To James Madison from David Jameson, 16 August 1780
From David Jameson
RC (LC: Rives Collection of Madison Papers).
Richmond Aug 16th. 1780
Dr Sir
I wrote to you the 12t. or 13t. by a private hand, since which I am favoured with yours of the 1st.1 I acquainted you with the reason of my silence for sometime past and mentioned to you that the £20,000 for which I had taken out a wart. was sent by Col Bland for the Virga Delegates By a letter from the French Minister to the Govr. I find reason to expect that Court will give us further aid.2 I am sorry the whole force intended for No. America had not come out at the same time. I fear the British are so reinforced as to prevent the Ships at Rhode Island doing us the service we hoped and should a few Ships be sent from France they may be intercepted by Greaves3
The two Millions now making is paid away as fast as it is Signed—was the whole now done it would not carry us beyond the end of this month. Much of it goes for Continental purposes.4 What we are to do when this is gone I really do not know. I think we shall be in a miserable situation, for I believe most of the tax to be collected in next Month, will be paid off by Certificates given for Waggons, Horses, provs. Rum, Salt &c &c &c impressed and siezed5
By Letters from our Southern Army (on Pee dee) under date from the 3d to the 8t. Inst. We are informed that the Enemy have evacuated their posts on Pee dee, & Lynch’s Creek and were retreating to Cambden Col Armand & Col Porterfield hung on their Rear—had taken some of their Sick, two Waggons & Teams, and a large Medicine Chest. It is supposed Ld. Cornwallis is gone to Savanah, that Ld Rawden commands at their princ. post Cambden, and that he has there no very considerable force6
Have you recd. quantities of Clothing through the Interest of Mr Gerard? I believe I did not tell you we some time ago entered into Contract with Mr Francy. He is to furnish us with Clothing &c &c. against the next Spring at 7/. Sterl for Tobo. deld. here*7
I am Dr Sir Yr afft. hb. Sert
David Jameson
1. Not found.
2. The present whereabouts of the letter of 27 July 1780 by the French minister, Chevalier de La Luzerne, to Jefferson is unknown ( , III, 578).

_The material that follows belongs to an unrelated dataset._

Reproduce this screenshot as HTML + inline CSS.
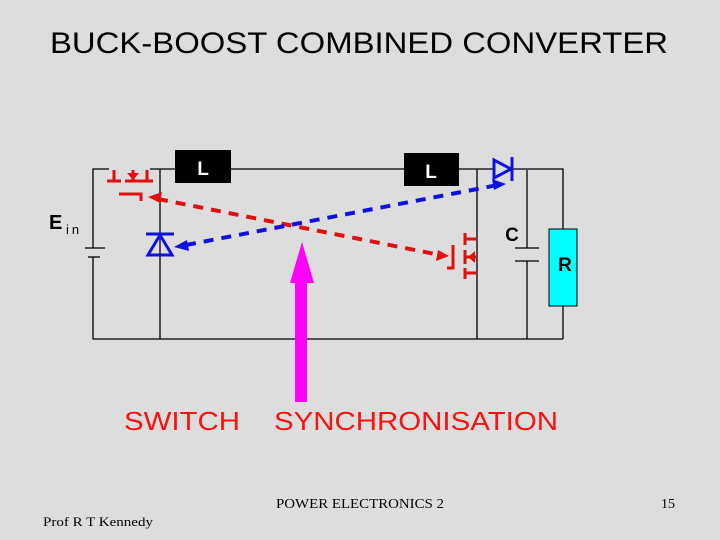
<!DOCTYPE html>
<html><head><meta charset="utf-8"><style>
html,body{margin:0;padding:0;background:#dddddd;width:720px;height:540px;overflow:hidden}
</style></head><body>
<svg width="720" height="540" xmlns="http://www.w3.org/2000/svg" style="position:absolute;left:0;top:0">
<rect width="720" height="540" fill="#dddddd"/>
<text x="50" y="53" textLength="618" lengthAdjust="spacingAndGlyphs" font-family="Liberation Sans, sans-serif" font-size="30" fill="#000">BUCK-BOOST COMBINED  CONVERTER</text>
<g stroke="#000" stroke-width="1.3" fill="none">
<polyline points="93,248 93,169 109,169"/>
<line x1="150" y1="169" x2="404" y2="169"/>
<line x1="459" y1="169" x2="494" y2="169"/>
<polyline points="511,169 563,169 563,229"/>
<line x1="563" y1="306" x2="563" y2="339"/>
<polyline points="93,257 93,339 563,339"/>
<line x1="160" y1="169" x2="160" y2="339"/>
<line x1="477" y1="169" x2="477" y2="339"/>
<line x1="527" y1="170" x2="527" y2="248"/>
<line x1="527" y1="261" x2="527" y2="339"/>
<line x1="85" y1="248" x2="105" y2="248"/>
<line x1="88" y1="257" x2="100" y2="257"/>
<line x1="515" y1="248" x2="539" y2="248"/>
<line x1="515" y1="261" x2="539" y2="261"/>
</g>
<rect x="175" y="150" width="56" height="33" fill="#000"/>
<text x="203" y="175" text-anchor="middle" font-family="Liberation Sans, sans-serif" font-weight="bold" font-size="19" fill="#fff">L</text>
<rect x="404" y="153" width="55" height="33" fill="#000"/>
<text x="431" y="178" text-anchor="middle" font-family="Liberation Sans, sans-serif" font-weight="bold" font-size="19" fill="#fff">L</text>
<rect x="549" y="229" width="28" height="77" fill="#00ffff" stroke="#000" stroke-width="1"/>
<text x="565" y="271" text-anchor="middle" font-family="Liberation Sans, sans-serif" font-weight="bold" font-size="19" fill="#000">R</text>
<text x="512" y="241" text-anchor="middle" font-family="Liberation Sans, sans-serif" font-weight="bold" font-size="19" fill="#000">C</text>
<text x="49" y="229" font-family="Liberation Sans, sans-serif" font-weight="bold" font-size="20" fill="#000">E</text>
<text x="66" y="234" font-family="Liberation Sans, sans-serif" font-size="13" letter-spacing="3" fill="#000">in</text>
<g stroke="#e01010" stroke-width="3" fill="none">
<line x1="107" y1="181" x2="121" y2="181"/><line x1="114" y1="170" x2="114" y2="181"/>
<line x1="125" y1="181" x2="141" y2="181"/><line x1="133" y1="170" x2="133" y2="181"/>
<line x1="141" y1="181" x2="153" y2="181"/><line x1="147" y1="170" x2="147" y2="181"/>
<polyline points="119,194 141,194 141,201"/>
</g>
<polygon points="127,173 139,173 133,180" fill="#e01010"/>
<g stroke="#e01010" stroke-width="3" fill="none">
<line x1="465" y1="233" x2="465" y2="245"/><line x1="465" y1="239" x2="476" y2="239"/>
<line x1="465" y1="250" x2="465" y2="264"/><line x1="465" y1="257" x2="476" y2="257"/>
<line x1="465" y1="268" x2="465" y2="279"/><line x1="465" y1="273" x2="476" y2="273"/>
<polyline points="453,245 453,268 447,268"/>
</g>
<polygon points="468,257 475,251 475,263" fill="#e01010"/>
<g stroke="#1010e0" stroke-width="3" fill="none">
<line x1="146" y1="234" x2="174" y2="234"/>
<polygon points="160,235 148,255 172,255"/>
<line x1="512" y1="157" x2="512" y2="181"/>
<polygon points="511,169 494,160 494,178"/>
</g>
<line x1="158" y1="199" x2="440" y2="255" stroke="#e01010" stroke-width="4" stroke-dasharray="10,8"/>
<polygon points="148,197 162,192 160,203" fill="#e01010"/>
<polygon points="449,256 436,261 438,250" fill="#e01010"/>
<line x1="186" y1="245" x2="498" y2="185" stroke="#1010e0" stroke-width="4" stroke-dasharray="10,8"/>
<polygon points="174,247 187,240 189,251" fill="#1010e0"/>
<polygon points="506,184 494,190 492,179" fill="#1010e0"/>
<rect x="295" y="280" width="12" height="122" fill="#ff00ff"/>
<polygon points="302,242 290,283 314,283" fill="#ff00ff"/>
<text x="124" y="430" textLength="116" lengthAdjust="spacingAndGlyphs" font-family="Liberation Sans, sans-serif" font-size="26" fill="#ff1010">SWITCH</text>
<text x="274" y="430" textLength="284" lengthAdjust="spacingAndGlyphs" font-family="Liberation Sans, sans-serif" font-size="26" fill="#ff1010">SYNCHRONISATION</text>
<text x="276" y="508" textLength="168" lengthAdjust="spacingAndGlyphs" font-family="Liberation Serif, serif" font-size="14" fill="#000">POWER ELECTRONICS 2</text>
<text x="661" y="508" font-family="Liberation Serif, serif" font-size="14" fill="#000">15</text>
<text x="43" y="526" textLength="110" lengthAdjust="spacingAndGlyphs" font-family="Liberation Serif, serif" font-size="13" fill="#000">Prof R T Kennedy</text>
</svg>
</body></html>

3. Admiral Thomas Graves (1725–1802). See Report of Board of Admiralty, 26 May 1780, n. 2.
5. In other words, the tax, instead of bringing in much money, would largely be paid in promissory notes issued previously by the state government to citizens who had been obliged to yield up their property for military use.
6. Jameson evidently knew not only of General Horatio Gates’s letter of 3 August ( , III, 524–25), but also of a later dispatch or dispatches not known to the editors. Colonel Charles Armand, Marquis de La Rouërie (1756–1793), commanded the Pulaski Legion, the first to be assailed by the British at the Battle of Camden, S.C. Lord Rawdon (Francis Rawdon-Hastings [1754–1826]), at the head of the British troops centered in that town, was faced by Gates with about 3,050 men fit for duty. On 6 August, Rawdon withdrew from his position on Lynch’s Creek. Shortly thereafter, reinforcements raised his force to about 2,300 men, and Lord Cornwallis (1738–1805) arrived from Charleston to take over their command. On the day that Jameson wrote this letter, Cornwallis severely defeated Gates in the Battle of Camden. In this engagement, Colonel Charles Porterfield was mortally wounded.
7. The Continental Congress had reason to expect that, upon his return to France, Conrad Alexandre Gérard, the first minister from that country to the United States, would use his influence to expedite the shipment of military supplies to the patriot army, to encourage more trade between the merchants of the two countries, and to effect additional loans of money from the French crown. Although Gerard left the United States on 18 October 1779, his virtual shipwreck at sea (JM to Page, 8 May 1780, n. 6) and further delay in Spain held up his arrival at Versailles until late in February 1780 ( , XVIII, 24; John J. Meng, ed., Despatches and Instructions of Conrad Alexandre Gérard, 1778–1780 [Baltimore, 1939], pp. 120, 905–8). The business transactions in Virginia of Jean Baptiste Lazarus Théveneau de Francy (d. 1783), agent of Pierre Augustin Caron de Beaumarchais in his efforts to assist the patriot cause with money and goods from France, began in 1778 during the governorship of Patrick Henry. De Francy claimed that he had delivered supplies worth more than the value of the tobacco he had received for them. Jameson’s reference is to a new agreement made between Governor Jefferson and de Francy on 11 May 1780 ( , III, 372–73).
8. That is, seven shillings per hundredweight of tobacco, with a livre equated as 10½ pence.